Since I’ve spent so much time in Irish literature over the course of my career, most of my favorite poems come from that direction. My favorite poem is William Butler Yeats’ “The Stolen Child,” which is the only poem I have completely memorized, but I’ve got a soft spot for James Russell Lowell’s “The First Snowfall,” which my grandma used to recite any time it snowed. My favorite poems seems to be event-specific like that. My favorite story is on that line between story/novella—Andrea Barrett’s “Ship Fever,” which is about that horrible summer of 1848 on Grosse Ile, Quebec. I’m particularly drawn to any work that has a deep connection, in one way or another, to the natural world and the way it exerts itself on the humans that find themselves there.

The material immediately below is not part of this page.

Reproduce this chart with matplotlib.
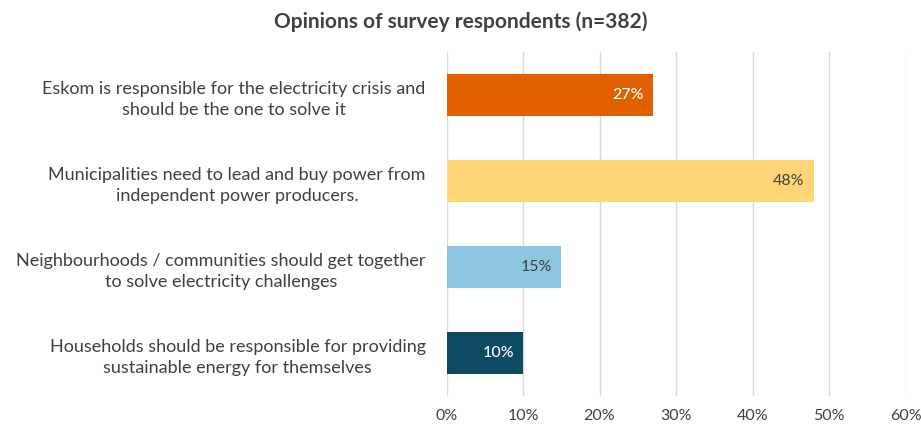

What inspires you to write?
It’s amazing how I don’t really believe in inspiration anymore, as I used to, the flurry of an idea and writing so fast so I wouldn’t forget. A lot of my work is research based, as even that provides really essential questions for me to explore. These days, I’m much more of the mind of the novelist Will Weaver, who once told me, when I asked him if he kept a writing schedule: “Yes, because it would be a shame if the angel of fiction showed up and I wasn’t there.” I try to keep to a schedule of Morning Pages, three longhand pages before I do anything else in the day, which is sometimes hard to maintain during the semester, but it’s the work of being a writer—and that always feels good, even if I don’t get anything earthshattering from it.
What is your favorite Sweet?
I really love to cook—and bake—which is one thing that made All the Wild Hungers so much fun to work on. I kept finding expensive cast iron pots and pans, as well as Nordicware cake pans, in my thrift stores at ridiculous prices, and that gave me a canvas. I’ve taken over the spare bedroom with my implements, which I’ve started calling the Cook Nook, which is now a running joke in the family. My favorite cake is probably Rose Levy Beranbaum’s Perfect Pound Cake, which is indeed perfect, and the last time I messed with it, I wanted to replicate a really good Bailey’s Raspberry Truffle ice cream I had, so I replaced the milk in the recipe with Baileys, then made a ribbon in the middle of the cake with raspberries and chocolate. It was insanely good. Today, I’m taking advantage of the fresh zucchini a friend gave me and I’m making a coconut lime zucchini cake in my Citrus Slice pan. Should be good!
Remind us to come visit you the next time you are in a baking mood!
Thank you, Karen, for taking the time to reconnect with us. We look forward to seeing more of your work in the future!